Offering frequent news and analysis from the majestic Evergreen State and beyond, The Cascadia Advocate is the Northwest Progressive Institute's unconventional perspective on world, national, and local politics.

Tuesday, December 8, 2009

U.S. Senate defeats Ben Nelson's anti-choice amendment to healthcare reform bill

Good news from the District of Columbia: The U.S. Senate has just voted fifty four to forty five to table an amendment offered by Ben Nelson of Nebraska that would have inserted Stupak-Pitts language into the Senate's version of the healthcare reform bill.
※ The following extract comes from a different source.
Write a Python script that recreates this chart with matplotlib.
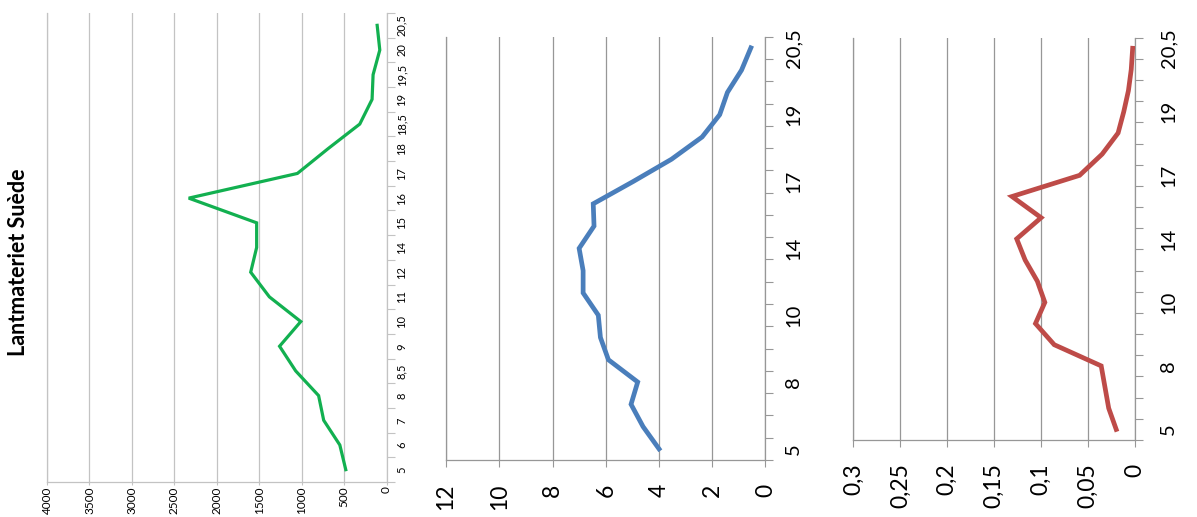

The motion's passage basically means that Nelson has been defeated.

(Stupak-Pitts is the anti-choice amendment that got into the House version of the healthcare bill thanks to Republicans and Blue Dogs. The amendment has become best known as simply "Stupak", after its sponsor, Democrat Bart Stupak, who has used disingenuous arguments to defend it.)

The vote for and against the motion was bipartisan. Maine's two Republican senators voted aye on the motion to table, while Democrats Evan Bayh (of Indiana), Bob Casey (of Pennsylvania), Kent Conrad (of North Dakota), Brian Dorgan (of North Dakota), Mark Pryor (of Arkansas), Ted Kaufman (of Delaware) and Nelson himself voted nay.

Senators from the Pacific Northwest were strictly divided on party lines, with Murray, Cantwell, Merkley, Wyden, Begich, Tester, and Baucus voting aye while Crapo, Risch, and Murkowski voted nay.

Of the Democrats who defected, Kaufman was perhaps the most surprising. (He is Joe Biden's successor, but will be leaving the chamber at the end of 2010 when the state picks a new U.S. Senator).

It's good to know that the Stupak-Pitts amendment won't be in the Senate's version of the healthcare bill. But since the language is in the House version, there is still the danger that it could be reconciled into the final bill when the two versions are merged. That would be a travesty. Democratic negotiators must ensure that language is removed in conference so that healthcare reform does not have the costly side effect of rolling back a woman's right to choose.